Organizing the Interior of Your Shed
In addition to your lawn mower, leaf blower, long-handled gardening equipment, bicycles, and other large items, you'll find that a shed is also ideal for storing smaller items such as gardening tools. Place these smaller items on shelves or in a place where they're easily accessible — make sure, for example, that you won't have to move your lawn mower every time you want to retrieve a garden tool. Keep the items you'll only use once a month in the back of the shed, where they won't be as easily accessible. As you arrange items in your shed, continually ask yourself how often you'll need access to each item and organize the space accordingly.
To make the most of your storage shed, you can install a pegboard or hooks along the walls. This will let you store things so that they are easy to spot and retrieve and easy to replace. Keep storage as hassle free as possible and you will be less inclined to avoid putting things in their proper locations.
Because the shed provides extra storage, be vigilant about what you place in there. You may find yourself tempted to place items in there that you will never use again, such as broken tools and cracked flower pots. Throw out things that break immediately so that you won't have the extra burden of trying to sort through them later on. Also, you'll want to be able to see all of the things in your shed so that you don't end up rushing out to the store to replace something you already own.
Caring for Your Tools
Your garden tools are costly and can rust and warp over time if they're not cared for properly. Take care to clean these tools before the winter. You can do this by running each tool under water and drying it completely, or passing the tool through a bucket of sand. You can also keep rust at bay by applying linseed oil to the tools.
Your lawn mower also needs attention at the end of summer and before winter sets in. You'll want to follow the manufacturer's instructions for cleaning the blades.

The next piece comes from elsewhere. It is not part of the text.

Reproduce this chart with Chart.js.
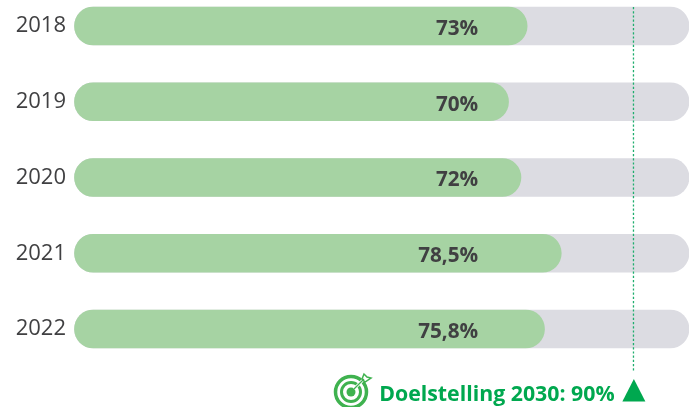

Terra cotta pots are also prone to mold. In order to prevent mold, be sure to give them a good cleaning before winter. After you've removed their contents, scrub the pots and then soak them overnight in a solution that is ﬁ cup bleach to a gallon of water to wipe-out mold. Be sure to rinse and dry them completely before you store them. Also, mold hates sunlight. After you've had a chance to soak and dry them, leave the empty pots in a hot, sunny corner of your deck or patio as an extra precautionary measure.
Martha Stewart suggests that you can cleverly recycle sturdy old rake heads by hanging them high on a wall of your home or storage shed. From the rake head, you can hang a variety of small garden tools. She also says that you can neatly store your hose by purchasing a large metal bucket, drilling holes in the bottom of it, and attaching this item to the side of your home — you can stash your sprinkler or different hose heads inside of the bucket.